Adesanmi, a member of the Department of English Language and Literature, joined Carleton in 2006 after rejecting offers from Princeton and a number of other American universities. He quickly made his mark on the campus and was an integral part of the groundswell that led to founding the Institute of African Studies.
"But what was truly amazing was the impact he had in Africa," said former FASS dean, John Osborne. "Through his writing and blogging, he reached an audience . . . in the millions in his home country Nigeria and beyond, becoming one of the most avidly read commentators on contemporary life and politics on the continent."

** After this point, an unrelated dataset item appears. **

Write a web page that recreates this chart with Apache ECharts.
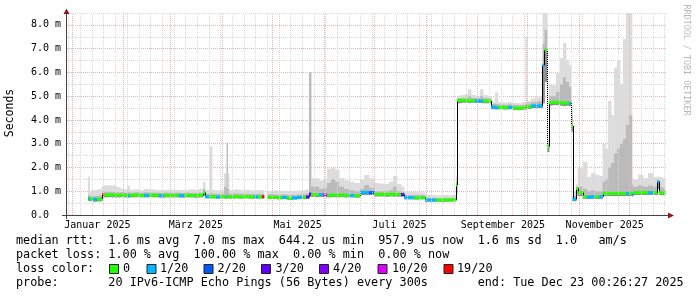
<!DOCTYPE html>
<html><head><meta charset="utf-8">
<script src="https://cdn.jsdelivr.net/npm/echarts@6/dist/echarts.min.js"></script>
<style>html,body{margin:0;padding:0;background:#fff}#c{width:697px;height:297px}</style>
</head><body><div id="c"></div><script>
// ---- data (days since 2025-01-01, values in ms) ----
const dayOffsets = [
  9.6,10.5,12.6,15.0,16.8,18.0,19.2,21.6,24.0,26.4,
  28.8,31.2,33.3,34.5,37.2,40.1,43.1,46.1,49.1,52.1,
  55.1,58.1,61.1,64.1,67.1,70.1,73.1,76.1,78.5,79.7,
  82.4,83.9,86.3,88.7,91.1,92.6,93.2,94.1,97.1,100.1,
  103.1,106.1,109.1,111.4,113.8,115.0,116.8,119.8,122.8,125.8,
  128.8,131.8,134.8,137.8,140.2,142.0,143.2,145.6,148.0,150.4,
  152.8,155.2,157.6,160.0,163.0,166.0,169.0,172.6,175.0,178.0,
  181.0,183.9,186.9,189.9,192.3,194.7,197.1,198.9,201.9,204.9,
  207.9,211.5,214.5,218.1,221.7,225.3,227.7,230.1,230.7,233.1,
  235.5,237.3,239.1,241.5,244.5,246.3,248.7,251.1,253.4,255.2,
  258.2,261.2,264.2,267.2,269.6,271.7,272.6,275.0,277.4,279.8,
  281.9,283.1,284.6,285.8,287.6,290.0,292.4,294.2,296.0,297.8,
  299.0,299.9,302.0,302.9,306.2,308.6,311.0,313.4,315.8,317.9,
  319.4,321.2,323.0,324.8,326.5,328.3,330.1,331.9,333.7,335.5,
  336.1,339.1,342.1,345.1,348.1,350.8,351.7,353.5
];
const dataEndDay = 355.3;
const medianMs = [
  .68,.68,.66,.67,.68,.84,.84,.85,.84,.83,
  .84,.83,.82,.83,.84,.82,.83,.84,.83,.82,
  .83,.82,.83,.82,.83,.82,.82,.83,.94,.77,
  .77,.77,.76,.77,.76,.77,.77,.76,.77,.76,
  .77,.76,.76,.76,.77,null,.74,.74,.73,.74,
  .70,.72,.74,.74,.76,.88,.86,.84,.86,.84,
  .83,.84,.83,.84,.83,.82,.81,.95,.95,.94,
  .87,.87,.86,.87,.86,.86,.86,.73,.73,.72,
  .73,.63,.63,.62,.63,.63,.64,1.26,4.82,4.82,
  4.81,4.80,4.81,4.80,4.80,4.80,4.79,4.55,4.52,4.53,
  4.52,4.53,4.50,4.49,4.52,4.54,4.55,4.59,4.59,4.60,
  6.30,6.95,2.88,4.72,4.74,4.74,4.72,4.70,4.72,4.70,
  3.75,.66,1.12,.94,.77,.76,.77,.76,.77,.91,
  .91,.91,.91,.90,.91,.91,.90,.91,.91,.87,
  .94,.94,.94,.94,.94,1.40,.94,.93
];
const smokeLowMs = [
  .60,.58,.56,.57,.58,.74,.74,.75,.74,.74,
  .75,.74,.73,.74,.75,.74,.74,.75,.74,.73,
  .74,.74,.74,.73,.74,.74,.73,.74,.80,.70,
  .70,.70,.69,.70,.69,.70,.70,.69,.70,.69,
  .70,.69,.69,.69,.70,null,.67,.67,.66,.67,
  .63,.65,.67,.67,.68,.78,.76,.75,.76,.75,
  .74,.75,.74,.75,.74,.74,.73,.84,.84,.84,
  .78,.78,.77,.78,.77,.77,.77,.66,.66,.65,
  .66,.56,.56,.56,.56,.57,.57,.90,4.70,4.72,
  4.72,4.71,4.72,4.71,4.71,4.70,4.70,4.45,4.44,4.45,
  4.44,4.45,4.42,4.41,4.43,4.45,4.46,4.50,4.50,4.50,
  4.70,5.60,2.65,4.60,4.62,4.62,4.60,4.58,4.60,4.58,
  3.50,.58,.90,.80,.68,.67,.68,.67,.68,.80,
  .80,.80,.80,.79,.80,.80,.79,.80,.80,.78,
  .84,.84,.84,.84,.84,1.10,.84,.83
];
const smokeMidMs = [
  .85,.80,.80,.82,.85,.98,.98,.98,.97,.96,
  .96,.95,.98,.95,.96,.95,.96,.95,.95,.94,
  .95,.94,.95,.94,.95,.94,.94,.95,1.10,.90,
  .92,.90,.90,.90,1.20,3.04,1.10,.90,.92,.90,
  .90,.89,.90,.89,.90,null,.88,.87,.86,.87,
  .84,.86,.87,.88,.90,6.0,1.20,1.20,1.10,1.15,
  1.35,1.50,1.40,1.20,1.10,1.05,1.00,1.10,1.26,1.15,
  1.00,1.00,1.00,1.05,1.20,1.00,.98,.85,.84,.84,
  .84,.74,.73,.72,.73,.73,.74,1.40,4.92,4.92,
  4.95,5.00,4.93,4.92,5.00,4.93,4.92,4.68,4.68,4.66,
  4.65,4.66,4.64,4.62,4.65,4.70,4.70,4.75,4.78,4.80,
  7.20,7.80,3.00,5.00,5.00,5.20,5.50,5.80,5.60,5.40,
  4.20,.80,1.20,1.20,1.10,1.00,1.05,1.00,1.00,1.40,
  1.50,2.00,2.20,2.60,2.80,3.00,3.20,3.80,4.20,1.30,
  1.20,1.25,1.20,1.25,1.20,1.50,1.20,1.15
];
const smokeHighMs = [
  1.62,1.02,1.05,1.08,1.10,1.22,1.25,1.26,1.25,1.18,
  1.10,1.08,1.24,1.06,1.08,1.05,1.10,1.08,1.06,1.05,
  1.06,1.07,1.06,1.05,1.06,1.08,1.06,1.10,1.40,1.05,
  2.88,1.05,1.04,1.05,1.75,3.04,1.75,1.05,1.08,1.04,
  1.06,1.04,1.05,1.04,1.05,null,1.02,1.03,1.02,1.02,
  1.00,1.02,1.03,1.04,1.08,6.0,1.55,1.55,1.45,1.50,
  1.95,1.98,1.90,1.55,1.45,1.40,1.35,1.50,1.68,1.55,
  1.35,1.32,1.30,1.40,1.64,1.30,1.20,.98,.97,.96,
  .95,.84,.84,.82,.84,.83,.85,1.60,5.02,5.05,
  5.10,5.29,5.05,5.02,5.29,5.05,5.00,4.75,5.15,4.75,
  4.73,4.75,4.72,4.70,4.75,7.50,4.80,4.90,4.95,4.98,
  8.50,8.50,3.15,5.47,5.47,5.97,6.60,7.24,6.50,6.30,
  4.60,1.00,1.30,1.97,2.24,1.60,1.76,1.69,1.65,3.00,
  2.80,4.80,4.20,6.20,6.50,5.50,7.40,8.50,8.50,1.60,
  1.50,1.70,1.55,1.76,1.60,1.62,1.60,1.55
];
// loss level index into lossColors: 0 = 0, 1 = 1/20, 2 = 2/20, 3 = 3/20, 4 = 4/20, 5 = 10/20, 6 = 19/20
const lossLevel = [
  1,0,1,0,0,6,0,0,0,0,
  0,0,1,0,0,0,1,0,0,1,
  0,0,0,1,0,0,0,0,0,1,
  0,0,1,0,0,1,0,0,0,0,
  0,0,1,0,6,0,0,0,0,1,
  0,1,1,0,3,3,0,0,1,5,
  0,0,0,0,0,1,0,1,1,2,
  0,0,0,0,0,0,3,1,1,0,
  0,1,1,0,0,0,0,0,0,0,
  0,0,0,1,1,0,0,1,1,0,
  0,1,0,0,0,0,0,1,1,1,
  1,0,0,0,0,0,0,0,0,1,
  0,1,0,0,0,1,1,0,1,0,
  0,0,0,0,0,0,0,1,0,1,
  0,0,0,1,0,1,0,0
];
const lossColors = ['#26ff00','#00b8ff','#0059ff','#5e00ff','#7e00ff','#dd00ff','#ff0000'];
const lossLabels = ['0','1/20','2/20','3/20','4/20','10/20','19/20'];
const xTickLabels = ['Januar 2025','März 2025','Mai 2025','Juli 2025','September 2025','November 2025'];
const xTickMonths = [0,2,4,6,8,10];
const legendLines = [
  'median rtt:  1.6 ms avg  7.0 ms max  644.2 us min  957.9 us now  1.6 ms sd  1.0   am/s',
  'packet loss: 1.00 % avg  100.00 % max  0.00 % min  0.00 % now',
  'loss color:',
  'probe:       20 IPv6-ICMP Echo Pings (56 Bytes) every 300s       end: Tue Dec 23 00:26:27 2025'
];
const yAxisTitle = 'Seconds';
const watermark = 'RRDTOOL / TOBI OETIKER';

// ---- helpers ----
const DAY = 86400000;
const dayOf = (y, m, d) => (Date.UTC(y, m, d) - Date.UTC(2025, 0, 1)) / DAY;
const xMin = -3.0, xMax = 356.5;
const monthStarts = [];
for (let m = 0; m < 12; m++) monthStarts.push(dayOf(2025, m, 1));
const weekLines = [];
for (let d = dayOf(2024, 11, 30); d <= xMax; d += 7) weekLines.push(d);
const labelDays = xTickMonths.map(m => dayOf(2025, m, 1) + 15.2);

const MONO = 'DejaVu Sans Mono';
const LEGEND_FONT = '11.8px "' + MONO + '"';
const GRID_RED = '#ebb4b4', GRID_GRAY = '#d9d9d9';
const n = dayOffsets.length;
const binEnd = i => (i + 1 < n ? dayOffsets[i + 1] : dataEndDay);

const chart = echarts.init(document.getElementById('c'), null, {renderer: 'canvas'});

const gridMarks = weekLines.map(d => ({xAxis: d, lineStyle: {color: GRID_GRAY}}))
  .concat(monthStarts.map(d => ({xAxis: d, lineStyle: {color: GRID_RED}})));

const legendGraphics = [];
legendLines.forEach((t, k) => {
  legendGraphics.push({type: 'text', x: 16, y: 241 + 14 * k,
    style: {text: t, font: LEGEND_FONT, fill: '#000', textVerticalAlign: 'middle'}});
});
const boxX = [109, 146.5, 203.5, 261, 319, 377.5, 443.5];
const lblX = [123, 160, 217.5, 275.5, 333, 392, 457];
lossColors.forEach((c, k) => {
  legendGraphics.push({type: 'rect', shape: {x: boxX[k] + 0.5, y: 264.5, width: 9, height: 9},
    style: {fill: c, stroke: '#222', lineWidth: 1}});
  legendGraphics.push({type: 'text', x: lblX[k], y: 269,
    style: {text: lossLabels[k], font: LEGEND_FONT, fill: '#000', textVerticalAlign: 'middle'}});
});

chart.setOption({
  animation: false,
  backgroundColor: '#fff',
  grid: {left: 67, top: 13, width: 600, height: 202, containLabel: false},
  xAxis: {
    type: 'value', min: xMin, max: xMax,
    axisLine: {show: false}, axisTick: {show: false}, splitLine: {show: false},
    axisLabel: {
      customValues: labelDays, margin: 5,
      fontFamily: MONO, fontSize: 10, color: '#000',
      formatter: v => { const k = labelDays.findIndex(d => Math.abs(d - v) < 0.01); return k >= 0 ? xTickLabels[k] : ''; }
    }
  },
  yAxis: {
    type: 'value', min: 0, max: 8.5, interval: 0.5,
    axisLine: {show: false}, axisTick: {show: false},
    splitLine: {show: true, lineStyle: {color: [GRID_RED, GRID_GRAY], type: [1, 1], width: 1}},
    axisLabel: {
      margin: 6, fontFamily: MONO, fontSize: 10, color: '#000',
      formatter: v => (Math.abs(v % 1) < 1e-9 ? (v === 0 ? '0.0\u00a0\u00a0' : v.toFixed(1) + ' m') : '')
    }
  },
  series: [
    { // vertical time grid (behind the smoke)
      type: 'line', z: 1, data: [[xMin - 10, -1]], symbol: 'none', lineStyle: {opacity: 0}, silent: true,
      markLine: {silent: true, symbol: ['none', 'none'], label: {show: false}, animation: false,
        lineStyle: {type: [1, 1], width: 1}, data: gridMarks}
    },
    { // smoke
      type: 'custom', z: 2, clip: true, silent: true,
      data: dayOffsets.map((d, i) => [d, medianMs[i]]),
      renderItem: (params, api) => {
        const i = params.dataIndex;
        if (medianMs[i] == null) return null;
        const x0 = api.coord([dayOffsets[i], 0])[0];
        const x1 = api.coord([binEnd(i), 0])[0];
        const y = v => api.coord([dayOffsets[i], v])[1];
        const w = x1 - x0 + 0.4;
        const band = (a, b, col) => ({type: 'rect', shape: {x: x0, y: y(b), width: w, height: Math.max(0, y(a) - y(b))}, style: {fill: col}});
        return {type: 'group', children: [
          band(smokeMidMs[i], smokeHighMs[i], '#dcdcdc'),
          band(medianMs[i], smokeMidMs[i], '#bababa'),
          band(smokeLowMs[i], medianMs[i], '#8e8e8e')
        ]};
      }
    },
    { // median, coloured by loss
      type: 'custom', z: 3, clip: true, silent: true,
      data: dayOffsets.map((d, i) => [d, medianMs[i]]),
      renderItem: (params, api) => {
        const i = params.dataIndex;
        const m = medianMs[i];
        if (m == null) return null;
        const p0 = api.coord([dayOffsets[i], m]);
        const x1 = api.coord([binEnd(i), m])[0];
        const ch = [{type: 'rect', shape: {x: p0[0], y: p0[1] - 1.5, width: x1 - p0[0] + 0.4, height: 3},
          style: {fill: lossColors[lossLevel[i]]}}];
        if (i + 1 < n && medianMs[i + 1] != null) {
          const y2 = api.coord([binEnd(i), medianMs[i + 1]])[1];
          ch.push({type: 'line', shape: {x1: Math.round(x1) + 0.5, y1: p0[1], x2: Math.round(x1) + 0.5, y2: y2},
            style: {stroke: '#000', lineWidth: 1}});
        }
        return {type: 'group', children: ch};
      }
    }
  ],
  graphic: [
    {type: 'line', shape: {x1: 66.5, y1: 219, x2: 66.5, y2: 13}, style: {stroke: '#444', lineWidth: 1}, z: 100},
    {type: 'polygon', shape: {points: [[63.5, 14], [69.5, 14], [66.5, 8.5]]}, style: {fill: '#8b1a1a'}, z: 100},
    {type: 'line', shape: {x1: 62, y1: 215.5, x2: 669, y2: 215.5}, style: {stroke: '#444', lineWidth: 1}, z: 100},
    {type: 'polygon', shape: {points: [[668, 212.5], [668, 218.5], [674, 215.5]]}, style: {fill: '#8b1a1a'}, z: 100},
    {type: 'text', x: 10, y: 113, rotation: Math.PI / 2,
      style: {text: yAxisTitle, font: '11.5px "' + MONO + '"', fill: '#000', textAlign: 'center', textVerticalAlign: 'middle'}},
    {type: 'text', x: 686, y: 60, rotation: -Math.PI / 2,
      style: {text: watermark, font: '8.4px "' + MONO + '"', fill: '#b8b8b8', textAlign: 'center', textVerticalAlign: 'middle'}}
  ].concat(legendGraphics)
});
</script></body></html>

Adesanmi obtained a first class honours degree in French Studies from the University of Ilorin, a master's degree in French Studies from the University of Ibadan, Nigeria, and a PhD in French Studies from the University of British Columbia. He was a specialist of francophone and anglophone African and Black Diasporic literatures, politics and cultures.
His portfolio of keynote lectures included appearances on such prestigious platforms as the Stanford Forum for African Studies, the Africa Talks Series of the London School of Economics, the Obafemi Awolowo Foundation's annual lecture series, the Vanderbilt History Seminar, the International Leadership Platform of the University of Johannesburg, the African Unity for Renaissance Series of the Africa Institute of South Africa, and the annual talk series of the Academy of Science of South Africa.